--- EXTRACTED DATA ---
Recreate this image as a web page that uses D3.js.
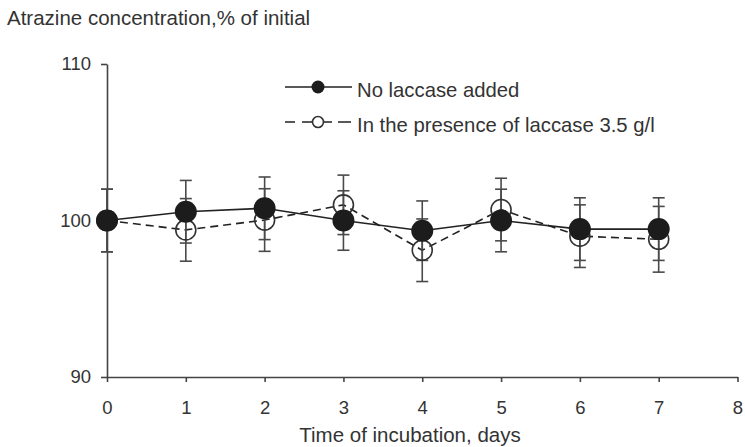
---
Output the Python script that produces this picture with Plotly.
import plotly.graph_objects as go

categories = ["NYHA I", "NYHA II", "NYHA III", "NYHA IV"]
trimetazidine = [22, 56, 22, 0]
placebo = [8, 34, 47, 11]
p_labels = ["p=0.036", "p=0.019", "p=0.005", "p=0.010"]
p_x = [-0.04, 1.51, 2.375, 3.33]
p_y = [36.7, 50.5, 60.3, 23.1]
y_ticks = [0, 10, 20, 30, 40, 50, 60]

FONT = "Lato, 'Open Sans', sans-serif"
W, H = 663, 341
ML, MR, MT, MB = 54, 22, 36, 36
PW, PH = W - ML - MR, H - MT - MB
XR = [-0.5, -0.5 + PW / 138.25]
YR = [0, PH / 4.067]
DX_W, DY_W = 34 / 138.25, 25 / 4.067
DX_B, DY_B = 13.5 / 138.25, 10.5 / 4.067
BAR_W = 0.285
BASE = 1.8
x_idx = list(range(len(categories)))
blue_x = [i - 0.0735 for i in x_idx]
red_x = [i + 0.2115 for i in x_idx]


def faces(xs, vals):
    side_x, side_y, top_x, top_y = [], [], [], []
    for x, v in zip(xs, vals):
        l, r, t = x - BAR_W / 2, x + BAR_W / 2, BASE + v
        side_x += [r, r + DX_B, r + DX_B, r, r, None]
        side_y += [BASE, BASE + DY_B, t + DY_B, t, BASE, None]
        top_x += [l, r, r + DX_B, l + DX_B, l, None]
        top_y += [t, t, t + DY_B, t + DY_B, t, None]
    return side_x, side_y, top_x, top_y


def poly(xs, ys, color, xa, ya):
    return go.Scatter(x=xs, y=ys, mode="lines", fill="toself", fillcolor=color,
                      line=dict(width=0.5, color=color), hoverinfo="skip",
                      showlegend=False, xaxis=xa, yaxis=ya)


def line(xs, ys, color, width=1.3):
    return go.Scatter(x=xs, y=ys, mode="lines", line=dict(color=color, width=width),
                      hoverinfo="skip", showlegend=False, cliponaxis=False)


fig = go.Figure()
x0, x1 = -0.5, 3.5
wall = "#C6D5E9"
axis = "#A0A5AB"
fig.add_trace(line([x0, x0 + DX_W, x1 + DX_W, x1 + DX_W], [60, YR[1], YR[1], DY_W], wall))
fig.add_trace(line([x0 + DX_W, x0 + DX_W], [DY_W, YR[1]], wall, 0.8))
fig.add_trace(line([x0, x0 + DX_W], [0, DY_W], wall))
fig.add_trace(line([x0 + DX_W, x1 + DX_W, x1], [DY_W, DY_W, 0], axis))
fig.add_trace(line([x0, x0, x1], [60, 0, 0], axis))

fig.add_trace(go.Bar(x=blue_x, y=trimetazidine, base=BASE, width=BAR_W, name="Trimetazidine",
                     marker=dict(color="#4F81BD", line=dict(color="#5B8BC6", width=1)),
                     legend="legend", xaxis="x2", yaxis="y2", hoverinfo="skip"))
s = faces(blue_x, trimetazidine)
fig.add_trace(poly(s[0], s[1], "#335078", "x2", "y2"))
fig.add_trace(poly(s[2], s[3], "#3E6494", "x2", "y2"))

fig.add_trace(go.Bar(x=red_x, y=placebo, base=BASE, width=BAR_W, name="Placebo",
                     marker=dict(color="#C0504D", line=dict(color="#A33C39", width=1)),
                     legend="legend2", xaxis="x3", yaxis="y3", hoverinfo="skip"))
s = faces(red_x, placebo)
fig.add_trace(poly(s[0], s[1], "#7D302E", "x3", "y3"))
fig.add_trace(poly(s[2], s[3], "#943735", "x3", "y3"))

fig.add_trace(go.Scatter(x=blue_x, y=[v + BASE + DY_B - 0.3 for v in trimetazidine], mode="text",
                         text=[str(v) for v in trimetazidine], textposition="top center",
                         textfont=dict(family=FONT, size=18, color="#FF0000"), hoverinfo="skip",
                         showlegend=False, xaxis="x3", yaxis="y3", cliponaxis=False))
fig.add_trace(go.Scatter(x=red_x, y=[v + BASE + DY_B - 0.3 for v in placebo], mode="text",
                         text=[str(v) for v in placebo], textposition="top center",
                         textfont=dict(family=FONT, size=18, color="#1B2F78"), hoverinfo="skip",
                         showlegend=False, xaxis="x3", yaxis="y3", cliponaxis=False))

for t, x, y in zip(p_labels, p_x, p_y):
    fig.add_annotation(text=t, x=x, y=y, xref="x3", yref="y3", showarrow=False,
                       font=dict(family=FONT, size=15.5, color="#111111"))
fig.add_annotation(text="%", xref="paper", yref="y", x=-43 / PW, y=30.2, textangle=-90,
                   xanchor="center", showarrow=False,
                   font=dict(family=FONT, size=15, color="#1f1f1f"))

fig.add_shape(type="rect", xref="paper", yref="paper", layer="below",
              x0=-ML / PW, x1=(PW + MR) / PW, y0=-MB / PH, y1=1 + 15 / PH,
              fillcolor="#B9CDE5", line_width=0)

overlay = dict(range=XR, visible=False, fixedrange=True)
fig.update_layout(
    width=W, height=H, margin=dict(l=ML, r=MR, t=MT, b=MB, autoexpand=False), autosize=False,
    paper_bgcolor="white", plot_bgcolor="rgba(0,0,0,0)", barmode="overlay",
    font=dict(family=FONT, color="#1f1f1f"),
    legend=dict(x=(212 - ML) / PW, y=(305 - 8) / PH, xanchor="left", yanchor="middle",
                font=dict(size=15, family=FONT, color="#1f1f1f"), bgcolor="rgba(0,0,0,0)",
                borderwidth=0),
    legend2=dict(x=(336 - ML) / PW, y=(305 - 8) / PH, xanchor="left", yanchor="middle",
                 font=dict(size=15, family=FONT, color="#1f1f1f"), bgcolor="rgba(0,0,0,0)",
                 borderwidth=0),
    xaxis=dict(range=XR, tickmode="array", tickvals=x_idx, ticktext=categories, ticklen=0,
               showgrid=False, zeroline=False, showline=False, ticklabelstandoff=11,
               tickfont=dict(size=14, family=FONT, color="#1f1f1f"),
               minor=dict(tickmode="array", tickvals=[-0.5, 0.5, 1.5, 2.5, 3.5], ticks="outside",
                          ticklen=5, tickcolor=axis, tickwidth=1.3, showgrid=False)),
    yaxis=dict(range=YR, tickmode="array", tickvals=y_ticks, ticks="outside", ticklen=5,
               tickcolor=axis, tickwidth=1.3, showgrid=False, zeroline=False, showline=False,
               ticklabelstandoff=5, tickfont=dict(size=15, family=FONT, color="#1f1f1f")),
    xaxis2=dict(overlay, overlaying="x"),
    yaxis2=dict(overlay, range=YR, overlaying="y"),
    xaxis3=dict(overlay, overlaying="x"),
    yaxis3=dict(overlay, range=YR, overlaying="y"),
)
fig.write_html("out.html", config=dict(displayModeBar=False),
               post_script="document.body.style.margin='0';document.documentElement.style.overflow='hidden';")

--- WHAT NEEDS TO BE DONE ---
Can you repeat, word for word, every line above from the one containing "Output the Python" down to the one containing "fig.add_trace(line([x0, x0, x1], [60, 0, 0], axis))", including both?

--- TASK ANSWER ---
Output the Python script that produces this picture with Plotly.
import plotly.graph_objects as go

categories = ["NYHA I", "NYHA II", "NYHA III", "NYHA IV"]
trimetazidine = [22, 56, 22, 0]
placebo = [8, 34, 47, 11]
p_labels = ["p=0.036", "p=0.019", "p=0.005", "p=0.010"]
p_x = [-0.04, 1.51, 2.375, 3.33]
p_y = [36.7, 50.5, 60.3, 23.1]
y_ticks = [0, 10, 20, 30, 40, 50, 60]

FONT = "Lato, 'Open Sans', sans-serif"
W, H = 663, 341
ML, MR, MT, MB = 54, 22, 36, 36
PW, PH = W - ML - MR, H - MT - MB
XR = [-0.5, -0.5 + PW / 138.25]
YR = [0, PH / 4.067]
DX_W, DY_W = 34 / 138.25, 25 / 4.067
DX_B, DY_B = 13.5 / 138.25, 10.5 / 4.067
BAR_W = 0.285
BASE = 1.8
x_idx = list(range(len(categories)))
blue_x = [i - 0.0735 for i in x_idx]
red_x = [i + 0.2115 for i in x_idx]


def faces(xs, vals):
    side_x, side_y, top_x, top_y = [], [], [], []
    for x, v in zip(xs, vals):
        l, r, t = x - BAR_W / 2, x + BAR_W / 2, BASE + v
        side_x += [r, r + DX_B, r + DX_B, r, r, None]
        side_y += [BASE, BASE + DY_B, t + DY_B, t, BASE, None]
        top_x += [l, r, r + DX_B, l + DX_B, l, None]
        top_y += [t, t, t + DY_B, t + DY_B, t, None]
    return side_x, side_y, top_x, top_y


def poly(xs, ys, color, xa, ya):
    return go.Scatter(x=xs, y=ys, mode="lines", fill="toself", fillcolor=color,
                      line=dict(width=0.5, color=color), hoverinfo="skip",
                      showlegend=False, xaxis=xa, yaxis=ya)


def line(xs, ys, color, width=1.3):
    return go.Scatter(x=xs, y=ys, mode="lines", line=dict(color=color, width=width),
                      hoverinfo="skip", showlegend=False, cliponaxis=False)


fig = go.Figure()
x0, x1 = -0.5, 3.5
wall = "#C6D5E9"
axis = "#A0A5AB"
fig.add_trace(line([x0, x0 + DX_W, x1 + DX_W, x1 + DX_W], [60, YR[1], YR[1], DY_W], wall))
fig.add_trace(line([x0 + DX_W, x0 + DX_W], [DY_W, YR[1]], wall, 0.8))
fig.add_trace(line([x0, x0 + DX_W], [0, DY_W], wall))
fig.add_trace(line([x0 + DX_W, x1 + DX_W, x1], [DY_W, DY_W, 0], axis))
fig.add_trace(line([x0, x0, x1], [60, 0, 0], axis))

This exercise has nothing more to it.